In Zemel v. Rusk, 382 U.S.1 (1965), the U.S. Supreme Court refused to interpret the First Amendment so as to grant a citizen an absolute right of travel to other countries, in this case Cuba. In this photo, police stand watch over a group of demonstrators after they were barred from the from the hearing room of the House Committee on Un-American Activities, Sept. 13, 1963. The committee was holding hearings on illegal travel to Cuba. (AP Photo/Henry Burroughs, used with permission from the Associated Press)
In Zemel v. Rusk, 382 U.S.1 (1965), the U.S. Supreme Court refused to interpret the First Amendment so as to grant a citizen an absolute right of travel to other countries to assess the effects of U.S. policies abroad.
Congress gave authority to executive branch to regulate foreign travel
Although decisions like Edwards v. California (1941) have recognized broad rights for domestic travel, often citing the liberty interests protected by the Fifth Amendment, Congress has granted authority to the executive branch to regulate foreign travel via its power to issue passports to U.S. citizens for travel in other countries under the Passport Act of 1926 and also in section 215 of the Immigration and Nationality Act of 1952. It also gave the executive branch the right to refuse passports in cases such as war and national emergency.
State Department restricted travel to Cuba
Prior to 1961, the United States did not require Americans to have passports to enter any Latin American country, but on January 3, 1961, the United States severed diplomatic relations with Cuba, and later that month it began requiring passports for citizens who wanted to visit Cuba. In addition, the State Department restricted travel to Cuba to “persons whose travel may be regarded as being in the best interests of the United States, such as newsmen or businessmen with previously established business interests.”
Zemel was denied passport to Cuba
Louis Zemel, a U.S. citizen, was a ski resort operator in Middlefield, Connecticut, who wanted to travel to Cuba. He made a formal request to the State Department in early 1962, stating that he wanted “to satisfy my curiosity about the state of affairs in Cuba and to make me a better informed citizen.” The government denied his request because it did not meet the standards for travel to that country.
Zemel filed a complaint against this decision less than two months after the Cuban Missile Crisis. He brought suit against Secretary of State Dean Rusk and Attorney General Robert Kennedy in federal district court, arguing that this “travel ban is a direct interference with First Amendment rights of citizens to travel abroad so that they might acquaint themselves at first hand with the effects abroad of our Government’s policies.” He also claimed that the Passport Act of 1926 and the Immigration and Nationality Act of 1952 were unconstitutional. The district court affirmed the constitutionality of the laws.
Court upheld travel restrictions
The U.S. Supreme Court affirmed the lower court’s ruling in a 6-3 decision, agreeing both that the secretary of state had the power to refuse to validate the passports of U.S. citizens who wanted to travel to Cuba and that this invalidation was constitutional.
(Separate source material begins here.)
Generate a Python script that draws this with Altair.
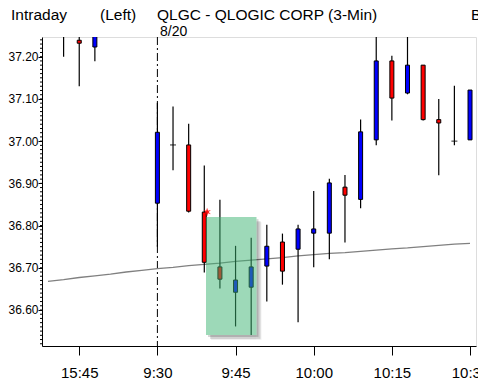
import altair as alt
import pandas as pd
import numpy as np

# ---- data ----
BAR_INDEX = [-1, 0, 1, 5, 6, 7, 8, 9, 10, 11, 12, 13, 14, 15, 16, 17, 18, 19, 20, 21, 22, 23, 24, 25]
OPEN  = [37.270, 37.239, 37.223, 36.853, 36.991, 36.991, 36.832, 36.702, 36.642, 36.654, 36.704, 36.761,
         36.744, 36.782, 36.782, 36.891, 36.862, 37.003, 37.190, 37.114, 37.180, 37.051, 37.000, 37.003]
HIGH  = [37.300, 37.270, 37.270, 37.091, 37.082, 37.041, 36.942, 36.861, 36.752, 36.771, 36.802, 36.781,
         36.802, 36.882, 36.911, 36.920, 37.051, 37.260, 37.202, 37.260, 37.180, 37.100, 37.131, 37.121]
LOW   = [37.200, 37.130, 37.189, 36.750, 36.931, 36.831, 36.689, 36.651, 36.561, 36.541, 36.620, 36.660,
         36.571, 36.701, 36.720, 36.760, 36.841, 36.990, 37.049, 37.111, 37.049, 36.919, 36.990, 37.003]
CLOSE = [37.260, 37.232, 37.260, 37.021, 36.991, 36.834, 36.713, 36.673, 36.671, 36.702, 36.751, 36.692,
         36.792, 36.792, 36.901, 36.872, 37.022, 37.190, 37.102, 37.180, 37.051, 37.043, 37.000, 37.121]

MA_INDEX = list(range(-2, 26))
MA_VALUE = [36.668, 36.672, 36.677, 36.681, 36.685, 36.690, 36.694, 36.698, 36.701, 36.705, 36.708, 36.711,
            36.715, 36.718, 36.721, 36.724, 36.728, 36.731, 36.734, 36.736, 36.739, 36.742, 36.745, 36.747,
            36.750, 36.753, 36.756, 36.758]

TICK_INDEX = [0, 5, 10, 15, 20, 25]
TICK_LABELS = ["15:45", "9:30", "9:45", "10:00", "10:15", "10:30"]
Y_TICKS = [36.6, 36.7, 36.8, 36.9, 37.0, 37.1, 37.2]
MINOR_TICKS = [round(36.52 + 0.01 * k, 2) for k in range(73)]
SESSION_OPEN = [5]
HIGHLIGHT = {"x1": [8.11], "x2": [11.34], "y1": [36.541], "y2": [36.820]}
MARKER = {"i": [8.18], "v": [36.832]}

HEADER_LEFT = "Intraday"
HEADER_SIDE = "(Left)"
HEADER_TITLE = "QLGC - QLOGIC CORP  (3-Min)"
HEADER_DATE = "8/20"
HEADER_RIGHT = "Ba"

FONT = "Liberation Sans, Arial, sans-serif"

df = pd.DataFrame({"i": BAR_INDEX, "o": OPEN, "h": HIGH, "l": LOW, "c": CLOSE})
df["dir"] = np.where(df.c > df.o, "up", np.where(df.c < df.o, "down", "flat"))
bodies = df[df.dir != "flat"]
dojis = df[df.dir == "flat"]

xs = alt.Scale(domain=[-2.0625, 25.0625], nice=False, zero=False)
ys = alt.Scale(domain=[36.5147, 37.2467], nice=False, zero=False)

label_expr = "[" + ",".join("'%s'" % t for t in TICK_LABELS) + "][indexof([" + ",".join(str(v) for v in TICK_INDEX) + "], datum.value)]"

x_axis = alt.Axis(values=TICK_INDEX, labelExpr=label_expr, tickSize=9, labelPadding=10, grid=False,
                  title=None, domainColor="black", tickColor="black", labelColor="black",
                  labelFont=FONT, labelFontSize=15, labelFlush=False, labelOverlap=False)
y_axis = alt.Axis(values=Y_TICKS, format=".2f", tickSize=4, labelPadding=0, grid=False, title=None,
                  domainColor="black", tickColor="black", labelColor="black", labelFont=FONT,
                  labelFontSize=12, labelOverlap=False, labelFlush=False)

X = lambda f: alt.X(f, type="quantitative", scale=xs, axis=x_axis)
Y = lambda f: alt.Y(f, type="quantitative", scale=ys, axis=y_axis)

session = alt.Chart(pd.DataFrame({"i": SESSION_OPEN})).mark_rule(
    color="black", strokeWidth=1, strokeDash=[8, 3, 2, 3]).encode(x=X("i"))

ma = alt.Chart(pd.DataFrame({"i": MA_INDEX, "v": MA_VALUE})).mark_line(
    color="#808080", strokeWidth=1.3, clip=True).encode(x=X("i"), y=Y("v"))

wicks = alt.Chart(df).mark_rule(color="black", strokeWidth=1.2, clip=True).encode(
    x=X("i"), y=Y("l"), y2="h")

body = alt.Chart(bodies).mark_bar(width=4, stroke="black", strokeWidth=1, clip=True).encode(
    x=X("i"), y=Y("o"), y2="c",
    color=alt.Color("dir:N", scale=alt.Scale(domain=["up", "down"], range=["#0000ff", "#ff0000"]), legend=None))

doji = alt.Chart(dojis).mark_tick(orient="horizontal", size=6, thickness=1.2, color="black", clip=True).encode(
    x=X("i"), y=Y("c"))

minor = alt.Chart(pd.DataFrame({"v": MINOR_TICKS})).mark_rule(color="black", strokeWidth=1).encode(
    y=Y("v"), x=alt.value(-2), x2=alt.value(0))

hl = pd.DataFrame(HIGHLIGHT)

def shadow(d, op):
    right = alt.Chart(hl).mark_rect(color="black", opacity=op, x2Offset=d, yOffset=d, y2Offset=d).encode(
        x=X("x2"), x2="x2", y=Y("y1"), y2="y2")
    bottom = alt.Chart(hl).mark_rect(color="black", opacity=op, xOffset=d, y2Offset=d).encode(
        x=X("x1"), x2="x2", y=Y("y1"), y2="y1")
    return [right, bottom]

shadows = shadow(2, 0.16) + shadow(4, 0.12) + shadow(5, 0.06)
highlight = alt.Chart(hl).mark_rect(color="#3cb371", opacity=0.5).encode(
    x=X("x1"), x2="x2", y=Y("y1"), y2="y2")

star = "M0,-1L0.22,-0.3L0.9,-0.5L0.35,0L0.9,0.5L0.22,0.3L0,1L-0.22,0.3L-0.9,0.5L-0.35,0L-0.9,-0.5L-0.22,-0.3Z"
spark = alt.Chart(pd.DataFrame(MARKER)).mark_point(shape=star, filled=True, color="#ff0000", size=70, opacity=0.9).encode(
    x=X("i"), y=Y("v"))

def text(label, x, y, size=15.5):
    return alt.Chart(pd.DataFrame({"t": [label]})).mark_text(
        font=FONT, fontSize=size, color="black", align="left", baseline="alphabetic").encode(
        text="t:N", x=alt.value(x), y=alt.value(y))

texts = [
    text(HEADER_LEFT, -31, -17.5),
    text(HEADER_SIDE, 58, -17.5),
    text(HEADER_TITLE, 115, -17.5),
    text(HEADER_DATE, 118, -1.5, 14),
    text(HEADER_RIGHT, 429, -17.5),
]

chart = alt.layer(session, ma, wicks, body, doji, minor, *shadows, highlight, spark, *texts).properties(
    width=434, height=309,
    autosize=alt.AutoSizeParams(type="none"),
    padding={"left": 34, "top": 29, "right": 2, "bottom": 34},
).configure_view(stroke=None).configure(background="white")

chart.save("out.html", embed_options={"renderer": "svg", "actions": False})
Chief Justice Earl Warren, who wrote the majority opinion, said, “The right to speak and publish does not carry with it the restrained right to gather information." He also stated that “the fact that a liberty cannot be inhibited without due process of law does not mean that it can under no circumstances be inhibited.”
Chief Justice Warren distinguished this situation from that presented in Kent v. Dulles (1958) and Aptheker v. Secretary of State (1964). In those two cases, the Court had focused on restrictions that applied only to people who associated with or believed in unpopular groups such as the Communist Party. The Zemel case dealt with foreign policy issues that apply to all citizens. Because the travel ban limited action rather than beliefs or speech, it did not violate the First Amendment.
Justice William O. Douglas argued in dissent that the right to travel to find out information about a country “gives meaning and substance to freedom of expression and freedom of the press.” He feared that the decision would empower government officials to allow or deny people to travel based on political whims.